►
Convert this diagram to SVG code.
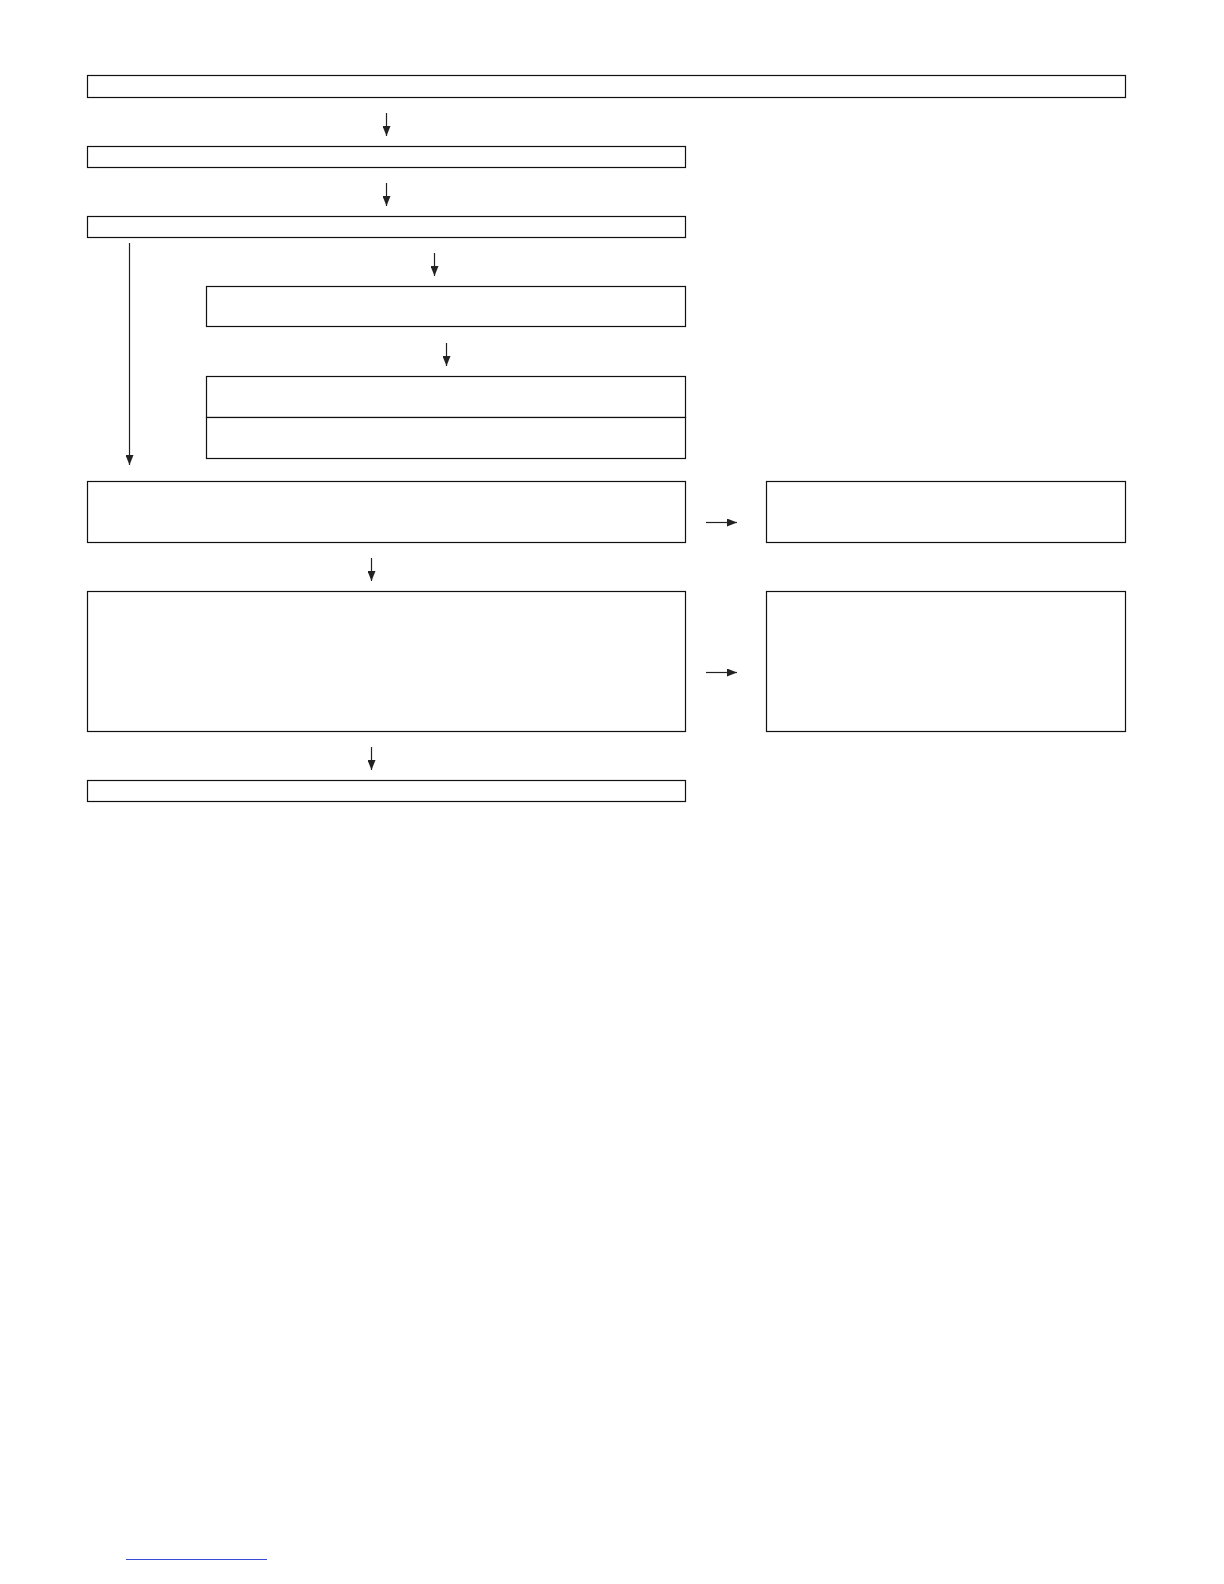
<svg xmlns="http://www.w3.org/2000/svg" width="1224" height="1584" viewBox="0 0 1224 1584">
<defs>
<marker id="ah" viewBox="0 0 10 8" refX="10" refY="4" markerWidth="10" markerHeight="8" markerUnits="userSpaceOnUse" orient="auto">
<path d="M0,0 L10,4 L0,8 Z" fill="#222"/>
</marker>
</defs>
<style>
.box{fill:#fff;stroke:#111;stroke-width:1.2}
.con{stroke:#222;stroke-width:1.2;fill:none;marker-end:url(#ah)}
</style>
<rect width="1224" height="1584" fill="#fff"/>
<g id="nodes">
<g id="n1"><rect class="box" x="87.5" y="75.5" width="1038" height="22"/></g>
<g id="n2"><rect class="box" x="87.5" y="146.5" width="598" height="21"/></g>
<g id="n3"><rect class="box" x="87.5" y="216.5" width="598" height="21"/></g>
<g id="n4"><rect class="box" x="206.5" y="286.5" width="479" height="40"/></g>
<g id="n5"><rect class="box" x="206.5" y="376.5" width="479" height="41"/></g>
<g id="n6"><rect class="box" x="206.5" y="417.5" width="479" height="41"/></g>
<g id="n7"><rect class="box" x="87.5" y="481.5" width="598" height="61"/></g>
<g id="n8"><rect class="box" x="766.5" y="481.5" width="359" height="61"/></g>
<g id="n9"><rect class="box" x="87.5" y="591.5" width="598" height="140"/></g>
<g id="n10"><rect class="box" x="766.5" y="591.5" width="359" height="140"/></g>
<g id="n11"><rect class="box" x="87.5" y="780.5" width="598" height="21"/></g>
</g>
<g id="connectors">
<line class="con" x1="386.5" y1="113" x2="386.5" y2="136"/>
<line class="con" x1="386.5" y1="183" x2="386.5" y2="206"/>
<line class="con" x1="129.5" y1="243" x2="129.5" y2="465"/>
<line class="con" x1="434.5" y1="253" x2="434.5" y2="276"/>
<line class="con" x1="446.5" y1="343" x2="446.5" y2="366"/>
<line class="con" x1="706" y1="522.5" x2="737" y2="522.5"/>
<line class="con" x1="371.5" y1="558" x2="371.5" y2="581"/>
<line class="con" x1="706" y1="672.5" x2="737" y2="672.5"/>
<line class="con" x1="371.5" y1="747" x2="371.5" y2="770"/>
</g>
<line x1="126" y1="1559.5" x2="267" y2="1559.5" stroke="#3a4bd8" stroke-width="1"/>
</svg>
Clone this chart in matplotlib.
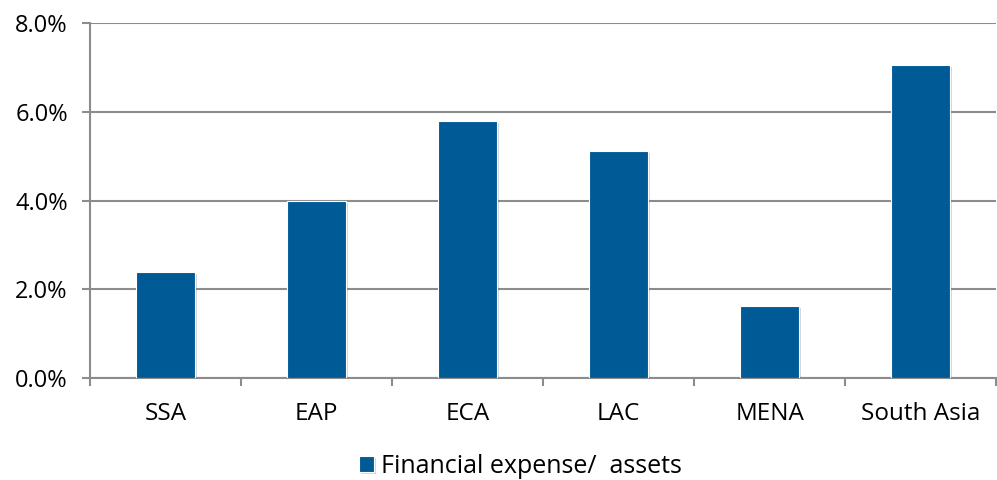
import matplotlib
matplotlib.use("Agg")
from matplotlib import pyplot as plt
from matplotlib import patheffects
from matplotlib.ticker import PercentFormatter, FixedLocator
import numpy as np

regions = ["SSA", "EAP", "ECA", "LAC", "MENA", "South Asia"]
fin_expense = [2.38, 3.99, 5.79, 5.12, 1.63, 7.05]
y_ticks = [0, 2, 4, 6, 8]
series_name = "Financial expense/  assets"

bar_color = "#005a96"
grid_color = "#8c8c8c"

plt.rcParams["font.family"] = ["Open Sans", "DejaVu Sans"]

fig = plt.figure(figsize=(9.97, 4.8), dpi=100)
ax = fig.add_axes([0.0903, 0.2125, 0.909, 0.7395])

x = np.arange(len(regions))
bars = ax.bar(x, fin_expense, width=0.39, color=bar_color, edgecolor="white",
              linewidth=0.8, zorder=3, label=series_name)
for b in bars:
    b.set_path_effects([patheffects.SimplePatchShadow(offset=(1.5, -1.5), alpha=0.25,
                                                      shadow_rgbFace="#555555"),
                        patheffects.Normal()])

ax.set_xlim(-0.5, len(regions) - 0.5)
ax.set_ylim(0, 8)
ax.yaxis.set_major_locator(FixedLocator(y_ticks))
ax.yaxis.set_major_formatter(PercentFormatter(decimals=1))
ax.grid(axis="y", color=grid_color, linewidth=1.5, zorder=0)

ax.set_xticks(x)
ax.set_xticklabels(regions)
ax.set_xticks(np.arange(len(regions) + 1) - 0.5, minor=True)
ax.tick_params(axis="x", which="major", length=0, pad=17, labelsize=17.5)
ax.tick_params(axis="x", which="minor", length=6, width=1.5, color=grid_color, direction="out")
ax.tick_params(axis="y", length=6, width=1.5, color=grid_color, pad=10, labelsize=17)

for side in ["top", "right"]:
    ax.spines[side].set_visible(False)
for side in ["left", "bottom"]:
    ax.spines[side].set_color(grid_color)
    ax.spines[side].set_linewidth(1.5)

leg = fig.legend(handles=[bars], labels=[series_name], loc="center",
                 bbox_to_anchor=(0.522, 0.028), frameon=False, fontsize=18,
                 handlelength=0.6, handleheight=0.6, handletextpad=0.25)

fig.savefig("out.png", dpi=100)
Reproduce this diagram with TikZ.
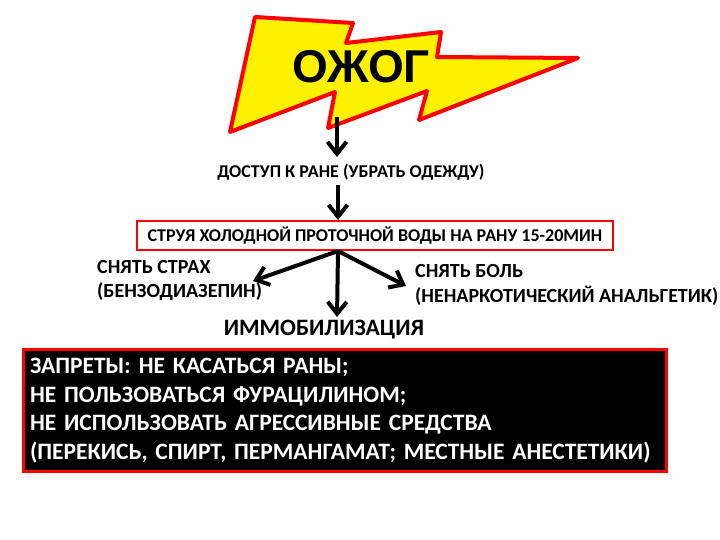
\documentclass[tikz,border=0pt]{standalone}
\usepackage{fontspec}
\setmainfont{Carlito}
\newfontfamily\arialfont{Liberation Sans}
\usetikzlibrary{arrows.meta}
\begin{document}
\begin{tikzpicture}[x=1pt,y=-1pt,
  arr/.style={line width=4pt,-{Straight Barb[length=12pt,width=19pt,line width=4pt]}},
  lbl/.style={font=\bfseries\fontsize{18}{24}\selectfont,inner sep=0pt},
  mid/.style={font=\bfseries\fontsize{20}{24.5}\selectfont,inner sep=0pt},
  big/.style={font=\bfseries\fontsize{23.5}{28.5}\selectfont,inner sep=0pt}]
\useasboundingbox (0,0) rectangle (720,540);
\fill[white] (0,0) rectangle (720,540);
% lightning bolt
\draw[red,line width=4pt,fill=yellow,line join=round]
  (255,17) -- (353,23) -- (346,43) -- (441,32) -- (437,57) -- (578,58)
  -- (419,120) -- (427,91) -- (328,128) -- (335,92) -- (230,132) -- cycle;
\node[font=\arialfont\bfseries\fontsize{46}{46}\selectfont,inner sep=0pt] (burn) at (361,67) {ОЖОГ};
\coordinate (boltbottom) at (337,117);
% nodes
\node[lbl] (access) at (351,172) {ДОСТУП К РАНЕ (УБРАТЬ ОДЕЖДУ)};
\node[lbl,draw=red,line width=2pt,minimum width=476pt,minimum height=29pt] (water) at (375,235.5) {СТРУЯ ХОЛОДНОЙ ПРОТОЧНОЙ ВОДЫ НА РАНУ 15-20МИН};
\node[mid,anchor=west,align=left] (fear) at (97,280.5) {СНЯТЬ СТРАХ\\(БЕНЗОДИАЗЕПИН)};
\node[mid,anchor=west,align=left] (pain) at (415,285) {СНЯТЬ БОЛЬ\\(НЕНАРКОТИЧЕСКИЙ АНАЛЬГЕТИК)};
\node[big] (immob) at (324,330) {ИММОБИЛИЗАЦИЯ};
\node[big,fill=black,draw=red,line width=3pt,text=white,align=left,anchor=north west,
  minimum width=643pt,minimum height=122pt,text width=630pt] (ban) at (22,348)
  {ЗАПРЕТЫ: НЕ КАСАТЬСЯ РАНЫ;\\НЕ ПОЛЬЗОВАТЬСЯ ФУРАЦИЛИНОМ;\\НЕ ИСПОЛЬЗОВАТЬ АГРЕССИВНЫЕ СРЕДСТВА\\(ПЕРЕКИСЬ, СПИРТ, ПЕРМАНГАМАТ; МЕСТНЫЕ АНЕСТЕТИКИ)};
% arrows
\coordinate (accesstop) at (337,157);
\coordinate (accessbottom) at (338,185);
\coordinate (split) at (338,251);
\coordinate (feartip) at (253,281);
\coordinate (paintip) at (406,286);
\coordinate (immobtop) at (337,317);
\draw[arr] (boltbottom) -- (accesstop);
\draw[arr] (accessbottom) -- (water.north -| accessbottom);
\draw[arr] (split) -- (feartip);
\draw[arr] (split) -- (paintip);
\draw[arr] (split) -- (immobtop);
\end{tikzpicture}
\end{document}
◄
_Work to complete_
With the pictures omitted, reproduce the records in full and exactly.

_Finished task_
Convert this diagram to SVG code.
<svg xmlns="http://www.w3.org/2000/svg" width="1224" height="1584" viewBox="0 0 1224 1584">
<defs>
<marker id="ah" viewBox="0 0 10 8" refX="10" refY="4" markerWidth="10" markerHeight="8" markerUnits="userSpaceOnUse" orient="auto">
<path d="M0,0 L10,4 L0,8 Z" fill="#222"/>
</marker>
</defs>
<style>
.box{fill:#fff;stroke:#111;stroke-width:1.2}
.con{stroke:#222;stroke-width:1.2;fill:none;marker-end:url(#ah)}
</style>
<rect width="1224" height="1584" fill="#fff"/>
<g id="nodes">
<g id="n1"><rect class="box" x="87.5" y="75.5" width="1038" height="22"/></g>
<g id="n2"><rect class="box" x="87.5" y="146.5" width="598" height="21"/></g>
<g id="n3"><rect class="box" x="87.5" y="216.5" width="598" height="21"/></g>
<g id="n4"><rect class="box" x="206.5" y="286.5" width="479" height="40"/></g>
<g id="n5"><rect class="box" x="206.5" y="376.5" width="479" height="41"/></g>
<g id="n6"><rect class="box" x="206.5" y="417.5" width="479" height="41"/></g>
<g id="n7"><rect class="box" x="87.5" y="481.5" width="598" height="61"/></g>
<g id="n8"><rect class="box" x="766.5" y="481.5" width="359" height="61"/></g>
<g id="n9"><rect class="box" x="87.5" y="591.5" width="598" height="140"/></g>
<g id="n10"><rect class="box" x="766.5" y="591.5" width="359" height="140"/></g>
<g id="n11"><rect class="box" x="87.5" y="780.5" width="598" height="21"/></g>
</g>
<g id="connectors">
<line class="con" x1="386.5" y1="113" x2="386.5" y2="136"/>
<line class="con" x1="386.5" y1="183" x2="386.5" y2="206"/>
<line class="con" x1="129.5" y1="243" x2="129.5" y2="465"/>
<line class="con" x1="434.5" y1="253" x2="434.5" y2="276"/>
<line class="con" x1="446.5" y1="343" x2="446.5" y2="366"/>
<line class="con" x1="706" y1="522.5" x2="737" y2="522.5"/>
<line class="con" x1="371.5" y1="558" x2="371.5" y2="581"/>
<line class="con" x1="706" y1="672.5" x2="737" y2="672.5"/>
<line class="con" x1="371.5" y1="747" x2="371.5" y2="770"/>
</g>
<line x1="126" y1="1559.5" x2="267" y2="1559.5" stroke="#3a4bd8" stroke-width="1"/>
</svg>
Clone this chart in matplotlib.
import matplotlib
matplotlib.use("Agg")
from matplotlib import pyplot as plt
from matplotlib import patheffects
from matplotlib.ticker import PercentFormatter, FixedLocator
import numpy as np

regions = ["SSA", "EAP", "ECA", "LAC", "MENA", "South Asia"]
fin_expense = [2.38, 3.99, 5.79, 5.12, 1.63, 7.05]
y_ticks = [0, 2, 4, 6, 8]
series_name = "Financial expense/  assets"

bar_color = "#005a96"
grid_color = "#8c8c8c"

plt.rcParams["font.family"] = ["Open Sans", "DejaVu Sans"]

fig = plt.figure(figsize=(9.97, 4.8), dpi=100)
ax = fig.add_axes([0.0903, 0.2125, 0.909, 0.7395])

x = np.arange(len(regions))
bars = ax.bar(x, fin_expense, width=0.39, color=bar_color, edgecolor="white",
              linewidth=0.8, zorder=3, label=series_name)
for b in bars:
    b.set_path_effects([patheffects.SimplePatchShadow(offset=(1.5, -1.5), alpha=0.25,
                                                      shadow_rgbFace="#555555"),
                        patheffects.Normal()])

ax.set_xlim(-0.5, len(regions) - 0.5)
ax.set_ylim(0, 8)
ax.yaxis.set_major_locator(FixedLocator(y_ticks))
ax.yaxis.set_major_formatter(PercentFormatter(decimals=1))
ax.grid(axis="y", color=grid_color, linewidth=1.5, zorder=0)

ax.set_xticks(x)
ax.set_xticklabels(regions)
ax.set_xticks(np.arange(len(regions) + 1) - 0.5, minor=True)
ax.tick_params(axis="x", which="major", length=0, pad=17, labelsize=17.5)
ax.tick_params(axis="x", which="minor", length=6, width=1.5, color=grid_color, direction="out")
ax.tick_params(axis="y", length=6, width=1.5, color=grid_color, pad=10, labelsize=17)

for side in ["top", "right"]:
    ax.spines[side].set_visible(False)
for side in ["left", "bottom"]:
    ax.spines[side].set_color(grid_color)
    ax.spines[side].set_linewidth(1.5)

leg = fig.legend(handles=[bars], labels=[series_name], loc="center",
                 bbox_to_anchor=(0.522, 0.028), frameon=False, fontsize=18,
                 handlelength=0.6, handleheight=0.6, handletextpad=0.25)

fig.savefig("out.png", dpi=100)
Reproduce this diagram with TikZ.
\documentclass[tikz,border=0pt]{standalone}
\usepackage{fontspec}
\setmainfont{Carlito}
\newfontfamily\arialfont{Liberation Sans}
\usetikzlibrary{arrows.meta}
\begin{document}
\begin{tikzpicture}[x=1pt,y=-1pt,
  arr/.style={line width=4pt,-{Straight Barb[length=12pt,width=19pt,line width=4pt]}},
  lbl/.style={font=\bfseries\fontsize{18}{24}\selectfont,inner sep=0pt},
  mid/.style={font=\bfseries\fontsize{20}{24.5}\selectfont,inner sep=0pt},
  big/.style={font=\bfseries\fontsize{23.5}{28.5}\selectfont,inner sep=0pt}]
\useasboundingbox (0,0) rectangle (720,540);
\fill[white] (0,0) rectangle (720,540);
% lightning bolt
\draw[red,line width=4pt,fill=yellow,line join=round]
  (255,17) -- (353,23) -- (346,43) -- (441,32) -- (437,57) -- (578,58)
  -- (419,120) -- (427,91) -- (328,128) -- (335,92) -- (230,132) -- cycle;
\node[font=\arialfont\bfseries\fontsize{46}{46}\selectfont,inner sep=0pt] (burn) at (361,67) {ОЖОГ};
\coordinate (boltbottom) at (337,117);
% nodes
\node[lbl] (access) at (351,172) {ДОСТУП К РАНЕ (УБРАТЬ ОДЕЖДУ)};
\node[lbl,draw=red,line width=2pt,minimum width=476pt,minimum height=29pt] (water) at (375,235.5) {СТРУЯ ХОЛОДНОЙ ПРОТОЧНОЙ ВОДЫ НА РАНУ 15-20МИН};
\node[mid,anchor=west,align=left] (fear) at (97,280.5) {СНЯТЬ СТРАХ\\(БЕНЗОДИАЗЕПИН)};
\node[mid,anchor=west,align=left] (pain) at (415,285) {СНЯТЬ БОЛЬ\\(НЕНАРКОТИЧЕСКИЙ АНАЛЬГЕТИК)};
\node[big] (immob) at (324,330) {ИММОБИЛИЗАЦИЯ};
\node[big,fill=black,draw=red,line width=3pt,text=white,align=left,anchor=north west,
  minimum width=643pt,minimum height=122pt,text width=630pt] (ban) at (22,348)
  {ЗАПРЕТЫ: НЕ КАСАТЬСЯ РАНЫ;\\НЕ ПОЛЬЗОВАТЬСЯ ФУРАЦИЛИНОМ;\\НЕ ИСПОЛЬЗОВАТЬ АГРЕССИВНЫЕ СРЕДСТВА\\(ПЕРЕКИСЬ, СПИРТ, ПЕРМАНГАМАТ; МЕСТНЫЕ АНЕСТЕТИКИ)};
% arrows
\coordinate (accesstop) at (337,157);
\coordinate (accessbottom) at (338,185);
\coordinate (split) at (338,251);
\coordinate (feartip) at (253,281);
\coordinate (paintip) at (406,286);
\coordinate (immobtop) at (337,317);
\draw[arr] (boltbottom) -- (accesstop);
\draw[arr] (accessbottom) -- (water.north -| accessbottom);
\draw[arr] (split) -- (feartip);
\draw[arr] (split) -- (paintip);
\draw[arr] (split) -- (immobtop);
\end{tikzpicture}
\end{document}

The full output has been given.